Breaking recent precedent, the House of Representatives, the Senate and President Barack Obama agreed to a legislative package extending payroll tax relief, unemployment benefits and Medicare physician payment rates more than a week before each was set to expire at the end of February. The House approved the final package by a 293-132 vote on Feb. 17, and the Senate followed suit with a 60-36 vote later that same afternoon.

The package will maintain Medicare’s physician payment rates at current levels through the end of this year, thus postponing what would have been a 27 percent payment cut. The 10-month postponement in the rate cut will cost $18 billion. The high cost of even this stopgap measure indicates why Congress has yet to permanently fix the payment rate problem; eliminating the “sustainable growth rate” formula completely would cost roughly $300 billion over 10 years. Despite lobbying by the American Counseling Association and our coalition partners, the package did not include Medicare coverage of counselors and marriage and family therapists.

Congress paid for the short-term payment rate fix for physicians by cutting billions of dollars in Medicare payments to clinical laboratories as well as “bad debt” payments to hospitals and skilled nursing facilities to cover losses when patients don’t pay their bills. Unfortunately, the package also cuts $5 billion in the Prevention and Public Health Fund established by the Affordable Care Act. The fund is an important investment in keeping Americans healthy and reducing health care costs over the long term. Only a handful of other Medicare provisions besides the physician payment rate were included in the package.

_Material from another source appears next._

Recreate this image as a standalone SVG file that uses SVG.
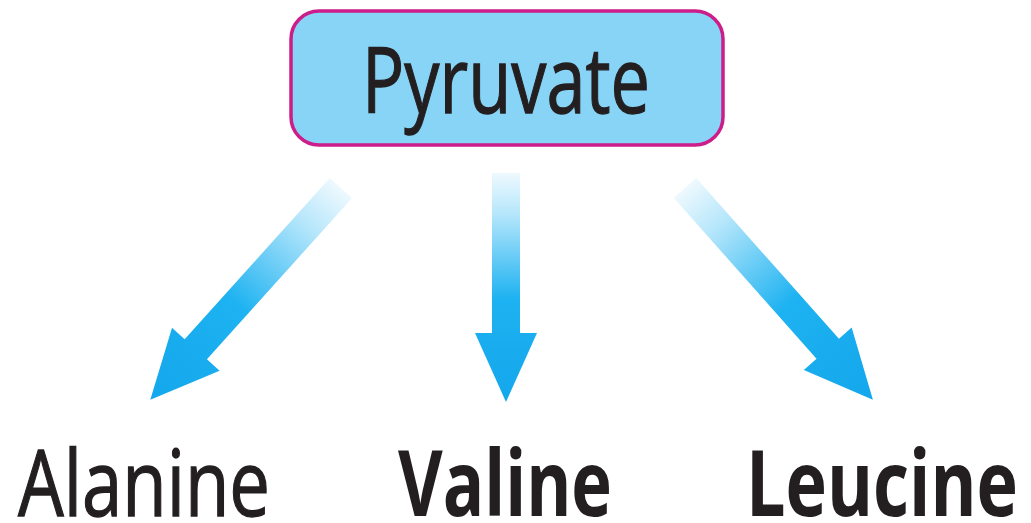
<svg xmlns="http://www.w3.org/2000/svg" width="1031" height="523" viewBox="0 0 1031 523">
<defs>
<linearGradient id="ag" x1="0" y1="0" x2="0" y2="1">
<stop offset="0" stop-color="#eef9fe"/>
<stop offset="0.18" stop-color="#b5e6fb"/>
<stop offset="0.55" stop-color="#1db2f1"/>
<stop offset="1" stop-color="#14a7ec"/>
</linearGradient>
<style>
.t{font-family:"Open Sans","Liberation Sans",sans-serif;fill:#231f20;}
.reg{stroke:#231f20;stroke-width:1.3;}
.arrow{fill:url(#ag);}
</style>
</defs>
<rect width="1031" height="523" fill="#ffffff"/>
<g id="pyruvate">
<rect x="291" y="11" width="432" height="134" rx="28" ry="28" fill="#88d4f7" stroke="#cc1d8a" stroke-width="3.5"/>
<text class="t reg" x="362" y="113" font-size="92" textLength="288" lengthAdjust="spacingAndGlyphs">Pyruvate</text>
</g>
<g id="connectors">
<path class="arrow" transform="translate(341,188) rotate(42)" d="M-15,0 L15,0 L15,217 L32,217 L0,285 L-32,217 L-15,217 Z"/>
<path class="arrow" transform="translate(506,173)" d="M-14,0 L14,0 L14,160 L31,160 L0,229 L-31,160 L-14,160 Z"/>
<path class="arrow" transform="translate(685,188) rotate(-41.6)" d="M-15,0 L15,0 L15,215 L32,215 L0,283 L-32,215 L-15,215 Z"/>
</g>
<g id="alanine">
<text class="t reg" x="18" y="516" font-size="91" textLength="252" lengthAdjust="spacingAndGlyphs">Alanine</text>
</g>
<g id="valine">
<text class="t" x="398" y="516" font-size="91" font-weight="bold" textLength="214" lengthAdjust="spacingAndGlyphs">Valine</text>
</g>
<g id="leucine">
<text class="t" x="746" y="516" font-size="91" font-weight="bold" textLength="272" lengthAdjust="spacingAndGlyphs">Leucine</text>
</g>
</svg>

It did not include a provision sought by currently covered mental health provider groups to maintain a 5 percent rate increase that had been in effect for outpatient psychotherapy services.

The Medicare physician payment rate issue is expected to be left on the “to do” list for a lame-duck Congress convening after the Nov. 6 elections. Consideration of the multibillion dollar “doc fix” will take place at the same time that other major issues with big fiscal impacts are considered, including the Jan. 1 expiration date for the Bush era tax cuts and $1.2 trillion in automatic spending reductions scheduled to kick in on that same date. This package will be our next target for attaching our provision, and we will be working with counselors through the coming months to make the best use of this opportunity.

President requests more money for VA, zero dollars for ESSCP

President Obama submitted his budget request for Fiscal Year 2013 spending to Congress on Feb. 13. He suggests increasing spending for the Department of Veterans Affairs (VA) by 10.5 percent compared with prior-year levels. A hefty $1.35 billion of VA spending would be directed toward ending homelessness among U.S. veterans, marking a 33 percent increase for these programs. The budget would provide $6.2 billion in funding for mental health treatment, $312 million more than the prior year. It also calls for $54 million in advance appropriations for FY 2014, set aside for the purpose of funding VA medical programs a year in advance in case of a government shutdown.

ACA continues to work with its partners to apply more pressure on the VA to hire additional counselors and marriage and family therapists. ACA staff is meeting with congressional offices to share concerns with federal lawmakers, and we are optimistic everyone will see that a large population of qualified counselors exists to help meet the needs of our nation’s veterans. For more information on issues relating to the VA and counselors, contact Art Terrazas of ACA at aterrazas@counseling.org or 800.347.6647 ext. 242.

As in previous years, the president’s budget contains no money for the Elementary and Secondary School Counseling Program (ESSCP), which is the only currently existing Department of Education program that provides focused support for school counseling services. Instead, Obama proposes to consolidate ESSCP and other programs into a new, larger “Successful, Safe and Healthy Students” program, which would include student mental health and well-being programs as an allowed use of funds. However, this change and others put forward as part of the budget can take place only if the Elementary and Secondary Education Act is reauthorized, which few analysts expect to happen this year.

ACA encourages school counselors to contact their members of Congress to express support for the ESSCP program. States and localities continue to cut school counseling positions and programs to cope with shrinking budgets that have resulted from the lingering economic climate. School counseling services are vitally important for preparing students to learn and helping them to reach their academic and personal potential. Research shows that lower student-to-counselor ratios correlate to lower frequencies of school discipline problems. The most recent data from the National Center for Education Statistics indicate that the national average student-to-counselor ratio in elementary and secondary schools is greater than 459:1, nearly twice the ratio that ACA recommends. ESSCP is a cost-effective investment in our nation’s future.